In very high speed applications, however, the applicability of known FIR filters is severely limited. The reason for this limitation is that in order to maintain adjustability and avoid an unacceptable proliferation of hardware, the multiplications of the individual delayed samples by their respective coefficients must be performed sequentially. Inasmuch as the sharpness of the rolloff depends on the number of taps within the filter, a high-quality filter is therefore quite slow. Furthermore, high-speed devices require the use of flash-type analog-to-digital converters (ADC's) in which each signal level to be encoded requires a separate comparator.
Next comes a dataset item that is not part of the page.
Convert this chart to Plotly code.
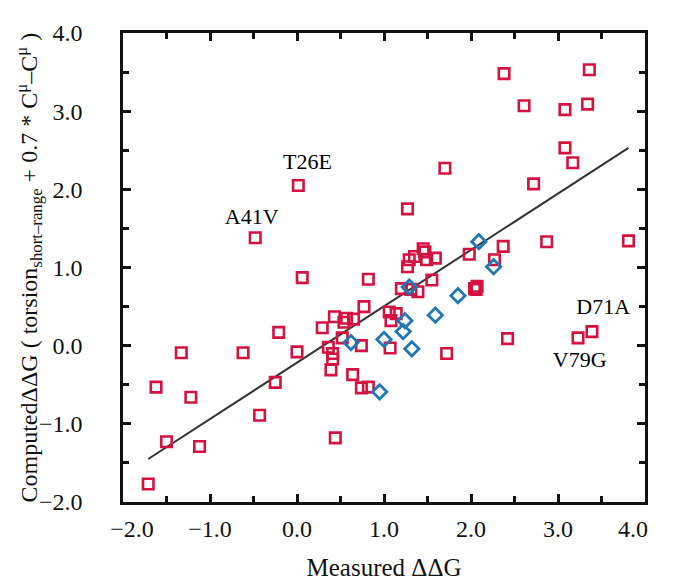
import plotly.graph_objects as go

# Red open squares (measured, computed)
red_x = [-1.71, -1.62, -1.50, -1.33, -1.22, -1.12, -0.62, -0.48, -0.43, -0.25,
         -0.21, 0.00, 0.015, 0.06, 0.29, 0.36, 0.39, 0.41, 0.41, 0.43,
         0.44, 0.52, 0.54, 0.57, 0.65, 0.64, 0.74, 0.74, 0.77, 0.82,
         0.82, 1.06, 1.14, 1.08, 1.07, 1.20, 1.27, 1.27, 1.29, 1.31,
         1.35, 1.39, 1.45, 1.47, 1.49, 1.55, 1.59, 1.70, 1.72, 1.98,
         2.04, 2.07, 2.06, 2.27, 2.37, 2.38, 2.42, 2.61, 2.72, 2.87,
         3.08, 3.08, 3.17, 3.23, 3.34, 3.36, 3.39, 3.81]
red_y = [-1.77, -0.53, -1.23, -0.09, -0.66, -1.29, -0.09, 1.38, -0.89, -0.47,
         0.17, -0.08, 2.05, 0.87, 0.23, -0.02, -0.31, -0.10, -0.17, 0.37,
         -1.18, 0.10, 0.30, 0.35, 0.34, -0.37, 0.00, -0.54, 0.50, 0.85,
         -0.53, 0.43, 0.41, 0.32, -0.03, 0.73, 1.75, 1.01, 1.10, 0.72,
         1.14, 0.69, 1.24, 1.20, 1.10, 0.84, 1.12, 2.27, -0.10, 1.17,
         0.73, 0.76, 0.72, 1.10, 1.27, 3.48, 0.09, 3.07, 2.07, 1.33,
         3.02, 2.53, 2.34, 0.10, 3.09, 3.53, 0.18, 1.34]

# Blue open diamonds
blue_x = [0.62, 0.95, 1.00, 1.22, 1.24, 1.29, 1.32, 1.59, 1.85, 2.09, 2.26]
blue_y = [0.04, -0.59, 0.08, 0.18, 0.32, 0.75, -0.04, 0.39, 0.64, 1.33, 1.01]

# Fit line end points
line_x = [-1.71, 3.81]
line_y = [-1.45, 2.53]

# Labelled mutants
label_text = ["T26E", "A41V", "D71A", "V79G"]
label_x = [0.12, -0.52, 3.52, 3.25]
label_y = [2.33, 1.63, 0.47, -0.20]

tick_vals = [-2, -1, 0, 1, 2, 3, 4]
x_tick_text = ["\u00a0\u00a0\u00a0\u22122.0", "\u22121.0", "0.0", "1.0", "2.0", "3.0",
               "4.0\u00a0\u00a0\u00a0\u00a0"]
y_tick_text = ["\u22122.0", "\u22121.0", "0.0", "1.0", "2.0", "3.0", "4.0"]

x_title = "Measured \u0394\u0394G"
y_title = ("Computed\u0394\u0394G ( torsion<sub>short\u2013range</sub> + 0.7 * "
           "C<sup>\u03bc</sup>\u2013C<sup>\u03bc</sup> )")

RED = "#d3123f"
BLUE = "#1f78b4"
FONT = "Liberation Serif"
INK = "#111111"

L, R, T, B = 115, 17, 24, 92
W, H = 676, 586

fig = go.Figure()
fig.add_trace(go.Scatter(x=line_x, y=line_y, mode="lines",
                         line=dict(color="#333333", width=2), hoverinfo="skip"))
fig.add_trace(go.Scatter(x=red_x, y=red_y, mode="markers",
                         marker=dict(symbol="square-open", size=10.5, color=RED,
                                     line=dict(color=RED, width=2.6))))
fig.add_trace(go.Scatter(x=blue_x, y=blue_y, mode="markers",
                         marker=dict(symbol="diamond-open", size=11, color=BLUE,
                                     line=dict(color=BLUE, width=2.8))))
fig.add_trace(go.Scatter(x=label_x, y=label_y, mode="text", text=label_text,
                         textfont=dict(family=FONT, size=22, color="#000000"),
                         hoverinfo="skip"))

axis_common = dict(
    showgrid=False, zeroline=False, showline=True, linecolor=INK, linewidth=2.5,
    mirror="ticks", ticks="inside", ticklen=8, tickwidth=2.5, tickcolor=INK,
    tickfont=dict(family=FONT, size=24, color=INK),
    tickvals=tick_vals, ticklabeloverflow="allow",
    minor=dict(dtick=0.5, ticks="inside", ticklen=6, tickwidth=2.5, tickcolor=INK),
)

fig.update_layout(
    width=W, height=H,
    margin=dict(l=L, r=R, t=T, b=B),
    paper_bgcolor="white", plot_bgcolor="white",
    showlegend=False,
    xaxis=dict(range=[-2, 4], ticklabelstandoff=3, ticktext=x_tick_text,
               title=dict(text=x_title, standoff=18,
                          font=dict(family=FONT, size=25, color=INK)),
               **axis_common),
    yaxis=dict(range=[-2, 4], ticklabelstandoff=33, ticktext=y_tick_text,
               **axis_common),
    annotations=[dict(text=y_title, textangle=-90, xref="paper", yref="paper",
                      x=(16 - L) / (W - L - R), y=0.5, xanchor="center", yanchor="middle",
                      showarrow=False, font=dict(family=FONT, size=24, color=INK))],
)

fig.write_html("out.html")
In certain applications such as radar, the signal range which must be accommodated by the ADC at the input of the filter may be on the order of 96 decibels. Inasmuch as it takes about one bit of digital code for each 6 db of signal range, a 96 db range requires 16 digital bits, i.e. more than 65,000 signal levels. The resulting hardware complexity in a flash ADC encoder makes it impossible in practice to process signals spanning such a wide dynamic input range at radar frequencies by conventional FIR filtering techniques.
It has been previously proposed to accelerate the operation of the filter by substituting much faster shifting operations for the multiplication operations in each tap of the filter. In order to do this, however, the coefficients had to be powers of 2 (see U.S. Pat. Nos. 3,696,235 to Tufts, 3,979,701 to Tomozawa, 3,988,606 to Eggermont, and 4,185,325 to Appel), and they could therefore not be set at precise enough values for the filter to have the exact desired characteristics. Furthermore, the resulting speed increase still did not solve the problem of handling a wide dynamic input range.